Recorded data

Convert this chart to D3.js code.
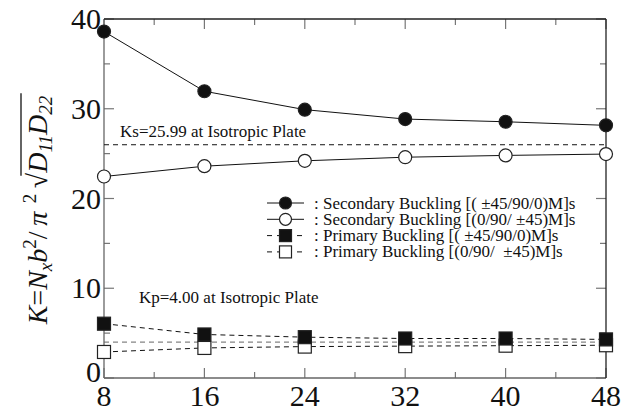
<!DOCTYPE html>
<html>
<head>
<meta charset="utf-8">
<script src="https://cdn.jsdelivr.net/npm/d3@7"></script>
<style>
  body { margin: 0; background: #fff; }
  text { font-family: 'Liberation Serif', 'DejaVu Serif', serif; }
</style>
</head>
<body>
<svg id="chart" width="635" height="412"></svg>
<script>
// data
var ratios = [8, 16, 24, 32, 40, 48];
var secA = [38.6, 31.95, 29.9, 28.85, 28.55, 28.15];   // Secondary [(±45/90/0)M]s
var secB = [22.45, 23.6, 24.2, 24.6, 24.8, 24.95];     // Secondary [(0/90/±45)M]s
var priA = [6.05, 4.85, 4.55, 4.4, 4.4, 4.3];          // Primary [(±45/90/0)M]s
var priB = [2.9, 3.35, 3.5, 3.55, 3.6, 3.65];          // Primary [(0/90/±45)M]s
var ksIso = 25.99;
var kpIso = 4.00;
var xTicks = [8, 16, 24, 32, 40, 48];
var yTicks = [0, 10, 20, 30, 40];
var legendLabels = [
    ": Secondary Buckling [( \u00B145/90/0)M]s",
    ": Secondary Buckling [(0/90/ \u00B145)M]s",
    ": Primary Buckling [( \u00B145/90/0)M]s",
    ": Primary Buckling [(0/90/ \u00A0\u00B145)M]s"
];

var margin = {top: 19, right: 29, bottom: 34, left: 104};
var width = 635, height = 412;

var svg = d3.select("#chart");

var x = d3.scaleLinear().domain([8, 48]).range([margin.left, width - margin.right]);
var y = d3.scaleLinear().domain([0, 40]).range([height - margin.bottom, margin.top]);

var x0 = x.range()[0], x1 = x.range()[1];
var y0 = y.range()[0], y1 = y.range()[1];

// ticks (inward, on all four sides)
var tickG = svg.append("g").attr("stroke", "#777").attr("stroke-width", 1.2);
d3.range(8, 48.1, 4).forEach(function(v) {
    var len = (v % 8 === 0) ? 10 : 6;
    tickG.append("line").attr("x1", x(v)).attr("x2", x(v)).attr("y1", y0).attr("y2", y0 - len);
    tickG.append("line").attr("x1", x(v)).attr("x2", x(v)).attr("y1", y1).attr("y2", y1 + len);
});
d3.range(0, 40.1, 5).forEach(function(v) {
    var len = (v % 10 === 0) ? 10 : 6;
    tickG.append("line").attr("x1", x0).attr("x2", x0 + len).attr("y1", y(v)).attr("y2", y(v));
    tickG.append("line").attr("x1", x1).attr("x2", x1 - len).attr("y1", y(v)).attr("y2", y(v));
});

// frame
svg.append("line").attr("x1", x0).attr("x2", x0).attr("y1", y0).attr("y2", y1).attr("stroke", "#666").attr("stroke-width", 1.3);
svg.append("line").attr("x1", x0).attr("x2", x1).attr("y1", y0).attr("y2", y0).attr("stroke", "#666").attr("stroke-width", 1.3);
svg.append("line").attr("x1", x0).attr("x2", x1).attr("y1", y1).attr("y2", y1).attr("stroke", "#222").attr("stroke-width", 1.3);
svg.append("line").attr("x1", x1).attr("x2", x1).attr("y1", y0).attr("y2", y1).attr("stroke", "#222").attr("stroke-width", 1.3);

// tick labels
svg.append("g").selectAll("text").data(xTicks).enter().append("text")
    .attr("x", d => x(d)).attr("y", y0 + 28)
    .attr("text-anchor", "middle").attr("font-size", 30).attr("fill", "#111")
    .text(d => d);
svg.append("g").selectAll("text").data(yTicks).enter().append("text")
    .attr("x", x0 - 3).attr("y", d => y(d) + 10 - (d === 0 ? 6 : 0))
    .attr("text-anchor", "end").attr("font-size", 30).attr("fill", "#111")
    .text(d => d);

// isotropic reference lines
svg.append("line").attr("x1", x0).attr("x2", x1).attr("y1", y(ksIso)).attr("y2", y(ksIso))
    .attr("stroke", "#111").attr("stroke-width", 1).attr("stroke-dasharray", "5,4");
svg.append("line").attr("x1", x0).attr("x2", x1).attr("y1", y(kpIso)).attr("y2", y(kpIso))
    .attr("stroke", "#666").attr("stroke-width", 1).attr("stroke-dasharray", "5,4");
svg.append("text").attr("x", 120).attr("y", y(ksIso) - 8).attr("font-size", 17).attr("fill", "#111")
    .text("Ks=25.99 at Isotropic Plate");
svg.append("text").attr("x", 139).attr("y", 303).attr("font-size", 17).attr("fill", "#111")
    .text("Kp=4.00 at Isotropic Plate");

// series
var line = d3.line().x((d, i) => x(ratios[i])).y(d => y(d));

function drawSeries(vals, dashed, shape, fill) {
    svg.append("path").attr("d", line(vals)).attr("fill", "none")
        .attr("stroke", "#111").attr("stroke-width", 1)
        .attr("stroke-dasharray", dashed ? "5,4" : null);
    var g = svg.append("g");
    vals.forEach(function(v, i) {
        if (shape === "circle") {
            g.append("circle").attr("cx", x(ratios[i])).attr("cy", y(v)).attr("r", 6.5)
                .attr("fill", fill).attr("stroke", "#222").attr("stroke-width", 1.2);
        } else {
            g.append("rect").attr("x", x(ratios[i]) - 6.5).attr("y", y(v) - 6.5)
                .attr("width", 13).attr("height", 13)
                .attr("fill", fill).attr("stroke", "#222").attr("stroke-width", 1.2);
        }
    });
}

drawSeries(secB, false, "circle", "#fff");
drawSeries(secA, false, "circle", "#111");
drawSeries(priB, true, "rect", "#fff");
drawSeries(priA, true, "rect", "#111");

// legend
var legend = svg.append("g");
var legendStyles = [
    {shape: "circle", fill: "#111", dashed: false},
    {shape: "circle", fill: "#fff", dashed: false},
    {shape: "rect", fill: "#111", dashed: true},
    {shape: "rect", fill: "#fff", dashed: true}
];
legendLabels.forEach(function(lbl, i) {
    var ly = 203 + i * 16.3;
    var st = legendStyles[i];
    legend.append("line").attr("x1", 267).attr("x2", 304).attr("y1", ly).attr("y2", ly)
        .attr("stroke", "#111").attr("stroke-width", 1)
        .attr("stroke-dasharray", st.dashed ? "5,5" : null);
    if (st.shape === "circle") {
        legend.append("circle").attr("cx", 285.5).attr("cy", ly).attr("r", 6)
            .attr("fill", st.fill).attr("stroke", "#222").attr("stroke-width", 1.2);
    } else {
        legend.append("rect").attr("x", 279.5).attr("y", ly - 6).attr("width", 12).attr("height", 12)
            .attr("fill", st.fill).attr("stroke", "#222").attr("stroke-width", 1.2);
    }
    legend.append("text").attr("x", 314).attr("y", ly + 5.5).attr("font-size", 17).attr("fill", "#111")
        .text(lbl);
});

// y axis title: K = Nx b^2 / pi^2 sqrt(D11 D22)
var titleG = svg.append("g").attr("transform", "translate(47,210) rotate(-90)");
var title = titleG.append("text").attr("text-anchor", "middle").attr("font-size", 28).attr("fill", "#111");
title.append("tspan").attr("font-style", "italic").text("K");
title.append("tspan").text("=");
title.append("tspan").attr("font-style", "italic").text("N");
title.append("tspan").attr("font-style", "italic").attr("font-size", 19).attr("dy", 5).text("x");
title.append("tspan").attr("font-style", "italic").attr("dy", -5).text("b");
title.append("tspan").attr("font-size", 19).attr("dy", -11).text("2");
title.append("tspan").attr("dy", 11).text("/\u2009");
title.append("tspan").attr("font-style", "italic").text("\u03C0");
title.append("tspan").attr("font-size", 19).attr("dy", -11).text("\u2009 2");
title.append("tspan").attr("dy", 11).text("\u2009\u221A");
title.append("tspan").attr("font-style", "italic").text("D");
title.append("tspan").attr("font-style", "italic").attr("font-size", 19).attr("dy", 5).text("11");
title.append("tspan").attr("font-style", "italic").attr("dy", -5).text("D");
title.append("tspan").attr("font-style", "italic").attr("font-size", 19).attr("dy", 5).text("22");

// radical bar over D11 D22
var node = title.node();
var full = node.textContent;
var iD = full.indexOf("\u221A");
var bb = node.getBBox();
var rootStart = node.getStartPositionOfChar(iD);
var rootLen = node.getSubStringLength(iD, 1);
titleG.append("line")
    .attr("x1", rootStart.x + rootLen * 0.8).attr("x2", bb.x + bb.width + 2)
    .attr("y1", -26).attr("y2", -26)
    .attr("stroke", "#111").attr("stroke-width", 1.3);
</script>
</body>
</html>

What the task asks
Leave out any pictures and return exactly the lines from the beginning of the data through the line with "var y0 = y.range()[0], y1 = y.range()[1];", inclusive.

The answer
Convert this chart to D3.js code.
<!DOCTYPE html>
<html>
<head>
<meta charset="utf-8">
<script src="https://cdn.jsdelivr.net/npm/d3@7"></script>
<style>
  body { margin: 0; background: #fff; }
  text { font-family: 'Liberation Serif', 'DejaVu Serif', serif; }
</style>
</head>
<body>
<svg id="chart" width="635" height="412"></svg>
<script>
// data
var ratios = [8, 16, 24, 32, 40, 48];
var secA = [38.6, 31.95, 29.9, 28.85, 28.55, 28.15];   // Secondary [(±45/90/0)M]s
var secB = [22.45, 23.6, 24.2, 24.6, 24.8, 24.95];     // Secondary [(0/90/±45)M]s
var priA = [6.05, 4.85, 4.55, 4.4, 4.4, 4.3];          // Primary [(±45/90/0)M]s
var priB = [2.9, 3.35, 3.5, 3.55, 3.6, 3.65];          // Primary [(0/90/±45)M]s
var ksIso = 25.99;
var kpIso = 4.00;
var xTicks = [8, 16, 24, 32, 40, 48];
var yTicks = [0, 10, 20, 30, 40];
var legendLabels = [
    ": Secondary Buckling [( \u00B145/90/0)M]s",
    ": Secondary Buckling [(0/90/ \u00B145)M]s",
    ": Primary Buckling [( \u00B145/90/0)M]s",
    ": Primary Buckling [(0/90/ \u00A0\u00B145)M]s"
];

var margin = {top: 19, right: 29, bottom: 34, left: 104};
var width = 635, height = 412;

var svg = d3.select("#chart");

var x = d3.scaleLinear().domain([8, 48]).range([margin.left, width - margin.right]);
var y = d3.scaleLinear().domain([0, 40]).range([height - margin.bottom, margin.top]);

var x0 = x.range()[0], x1 = x.range()[1];
var y0 = y.range()[0], y1 = y.range()[1];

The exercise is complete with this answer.